Exercise aim: Return the lines below exactly, from the first line to the line that contains "ax = fig.add_axes([0, 0, 1, 1])". Leave out pictures.

┄┄┄┄┄┄

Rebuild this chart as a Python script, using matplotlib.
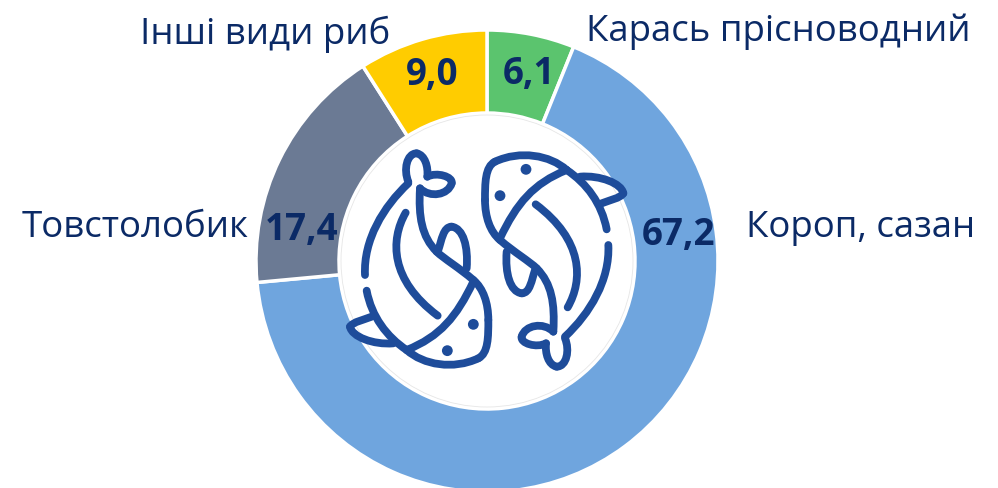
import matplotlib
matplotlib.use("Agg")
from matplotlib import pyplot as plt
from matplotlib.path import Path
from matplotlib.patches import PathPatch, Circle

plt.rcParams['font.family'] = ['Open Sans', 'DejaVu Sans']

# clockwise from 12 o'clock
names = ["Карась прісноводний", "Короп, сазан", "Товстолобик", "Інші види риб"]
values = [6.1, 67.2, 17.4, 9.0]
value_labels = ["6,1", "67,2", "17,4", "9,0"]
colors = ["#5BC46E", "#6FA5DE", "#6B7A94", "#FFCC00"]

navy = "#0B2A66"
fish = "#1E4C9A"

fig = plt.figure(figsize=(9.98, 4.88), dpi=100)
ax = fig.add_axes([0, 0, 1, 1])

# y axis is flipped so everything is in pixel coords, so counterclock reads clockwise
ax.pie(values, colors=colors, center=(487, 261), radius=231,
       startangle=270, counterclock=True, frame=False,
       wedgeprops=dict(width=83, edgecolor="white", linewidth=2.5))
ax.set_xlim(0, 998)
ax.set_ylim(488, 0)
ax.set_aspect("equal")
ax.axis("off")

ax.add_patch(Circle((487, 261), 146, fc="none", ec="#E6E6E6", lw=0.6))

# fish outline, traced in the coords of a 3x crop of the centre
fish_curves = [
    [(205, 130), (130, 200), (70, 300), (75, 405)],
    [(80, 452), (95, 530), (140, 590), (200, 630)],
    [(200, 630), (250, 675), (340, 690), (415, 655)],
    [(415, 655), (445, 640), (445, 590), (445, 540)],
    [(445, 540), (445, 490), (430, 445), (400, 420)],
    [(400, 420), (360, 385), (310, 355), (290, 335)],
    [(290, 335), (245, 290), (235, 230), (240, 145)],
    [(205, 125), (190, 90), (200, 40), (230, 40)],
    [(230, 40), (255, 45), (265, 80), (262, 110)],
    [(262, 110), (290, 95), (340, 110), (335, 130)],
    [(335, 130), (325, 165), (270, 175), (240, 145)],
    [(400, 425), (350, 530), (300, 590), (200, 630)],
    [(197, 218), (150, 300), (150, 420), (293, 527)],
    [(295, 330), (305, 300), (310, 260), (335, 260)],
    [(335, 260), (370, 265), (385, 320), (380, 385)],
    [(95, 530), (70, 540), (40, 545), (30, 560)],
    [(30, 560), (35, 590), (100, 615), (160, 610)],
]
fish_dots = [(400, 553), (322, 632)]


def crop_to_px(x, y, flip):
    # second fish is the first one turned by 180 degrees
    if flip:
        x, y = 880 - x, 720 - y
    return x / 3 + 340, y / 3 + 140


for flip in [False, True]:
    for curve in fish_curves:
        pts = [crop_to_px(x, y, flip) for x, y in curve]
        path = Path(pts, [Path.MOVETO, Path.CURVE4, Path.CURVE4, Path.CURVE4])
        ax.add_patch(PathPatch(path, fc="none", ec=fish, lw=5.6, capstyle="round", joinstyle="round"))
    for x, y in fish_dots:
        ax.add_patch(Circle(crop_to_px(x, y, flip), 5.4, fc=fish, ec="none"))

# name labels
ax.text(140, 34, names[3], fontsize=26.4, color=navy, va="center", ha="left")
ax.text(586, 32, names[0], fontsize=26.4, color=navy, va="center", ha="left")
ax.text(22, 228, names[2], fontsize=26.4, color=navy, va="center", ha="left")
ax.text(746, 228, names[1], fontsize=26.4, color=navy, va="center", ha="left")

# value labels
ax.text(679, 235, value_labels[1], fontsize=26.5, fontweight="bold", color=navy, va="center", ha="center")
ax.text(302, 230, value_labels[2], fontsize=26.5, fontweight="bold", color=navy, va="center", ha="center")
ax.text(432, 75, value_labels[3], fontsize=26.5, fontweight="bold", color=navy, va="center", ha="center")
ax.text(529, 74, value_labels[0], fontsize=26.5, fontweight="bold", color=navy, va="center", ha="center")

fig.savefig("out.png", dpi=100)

┄┄┄┄┄┄

Exercise output:
Rebuild this chart as a Python script, using matplotlib.
import matplotlib
matplotlib.use("Agg")
from matplotlib import pyplot as plt
from matplotlib.path import Path
from matplotlib.patches import PathPatch, Circle

plt.rcParams['font.family'] = ['Open Sans', 'DejaVu Sans']

# clockwise from 12 o'clock
names = ["Карась прісноводний", "Короп, сазан", "Товстолобик", "Інші види риб"]
values = [6.1, 67.2, 17.4, 9.0]
value_labels = ["6,1", "67,2", "17,4", "9,0"]
colors = ["#5BC46E", "#6FA5DE", "#6B7A94", "#FFCC00"]

navy = "#0B2A66"
fish = "#1E4C9A"

fig = plt.figure(figsize=(9.98, 4.88), dpi=100)
ax = fig.add_axes([0, 0, 1, 1])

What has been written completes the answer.